Last year, Lafayette increased financial aid by 8.5% and cut its operating budget by 5% to keep pace with the increase in financial-aid requests and prevent students from leaving for financial reasons “There’s concern about reality today and what’s ahead,” says Robert Massa, Lafayette’s vice president of communications.

Ms. Bennett’s husband, William, was unemployed as a salesman for two years before he started selling cars on commission in July of 2009.  Before they became eligible for health insurance with his new job, the family went without it for months at a time so that they could contribute around $1,000 for pocket money and bus tickets for their son to visit home.

The gap between their two sons’ experiences is particularly frustrating for her. “It’s a bitter pill to swallow,” Ms. Bennett says.

Many parents are less able to help their children after graduation as well. Angelica Hoyos, a 26-year-old living in Los Angeles, has put her photography and sculpture career on hold since her parents pulled the financial plug earlier this year after the family’s granite-countertop business suffered. Ms. Hoyos has moved in with her boyfriend, cut spending and earns about $1,000 a month doing free-lance design work and baby-sitting.

“My artistic career is put on the side because I have to make a living,” she says.

For Mr. Johnson, the former GE Capital executive, not being able to see his children through college is particularly painful. Both he and his wife attended Johns Hopkins in Baltimore. When he decided to earn his masters in finance there decades ago, he says he had little doubt about it being “a good value proposition.”

The Johnson children always had part-time jobs in high school. But in college, they struggled for months to find part-time and summer work over the past two years. Finally, one landed a seasonal job folding clothes at Old Navy. Last year, the Johnsons didn’t qualify for work study because the household income was too high. Since resubmitting their aid application, they have qualified. Their son got a work-study gig at a university office.

Johns Hopkins last year added $2 million in financial aid just to accommodate the surge of additional aid requests for its 5,000 undergrads. Some 61% of higher-education institutions reported an increase of 10% or more in financial-aid applications than the previous year, according to a September 2009 survey from the National Association of Student Financial Aid Administrators. More than a million more federal financial-aid applications were filed during the beginning of 2009 than in the beginning of 2008, with a 16.3% increase among dependent students.
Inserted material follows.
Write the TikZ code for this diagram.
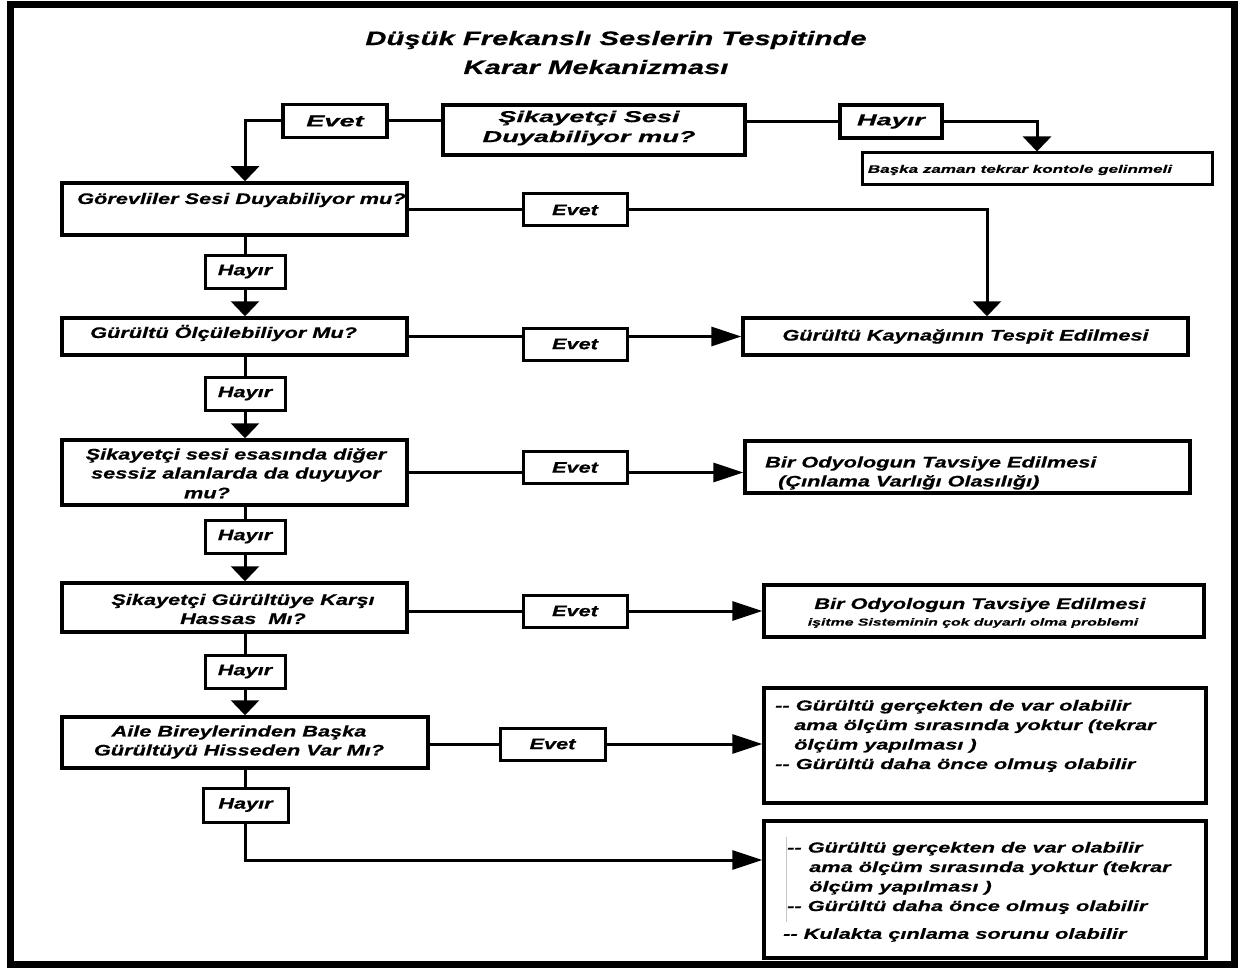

“We had folks who never needed aid before and now they have one, two parents unemployed,” says Vincent Amoroso, the school’s director of student financial services. “And these are folks who used to make $100,000 or $200,000 a year who are coming to see us.”

Mr. Johnson made up to $550,000 a year, including bonuses, before losing his job in March 2009. The Johnsons had stashed $250,000 away for college.

If that money isn’t tapped sooner for household expenses, it might buy two years of schooling for each of his children, Mr. Johnson calculates.  Further expenses such as first homes and weddings are out of the question. “They’re going to have to elope,” he says.

In the summer of 2007, the Johnsons paid $1.5 million for their Fairfield home and took out a mortgage of $852,000. Mr. Johnson figures it could realistically sell for $800,000 today. Given the numbers, the family is trying to avoid moving and recently refinanced their house at a lower interest rate.

“It’s emasculating,” Mr. Johnson says. “I’m supposed to be providing for them, but I can’t.”

The children haven’t talked about transferring to less expensive colleges yet. “I’m going to take it all day by day,” says Kristian Johnson, 20, the oldest of the Johnson siblings. Now a sophomore, he says he’s prepared to take out loans to finish.

Margot Johnson, 18, says her father’s career experience has affected her goal as an economics major. “I want to study economics,” she says, “but not something in the corporate world.”

Mr. Johnson concedes that Elsa Johnson, the youngest, is “getting the raw end of the deal.” By the time the 15-year-old daughter starts looking at colleges, most of the savings set aside for school could be gone.

Already passionate about fashion and design, Elsa says she’ll opt for the least-expensive design school she can get into and is looking into paying for school herself. Until then, she’s cut back on shopping trips and food and coffee spending with friends. She no longer asks for weekly allowances. “My parents are already stressed out enough,” she says.

Meanwhile, Mr. Johnson continues to look for work and crunch numbers of the new household-budget reality.

“I know, I know—cry me a river and then build a bridge and get over it, right?” Mr. Johnson says. “Still, there was a set of expectations we established, consciously or not, and they are not being met any more.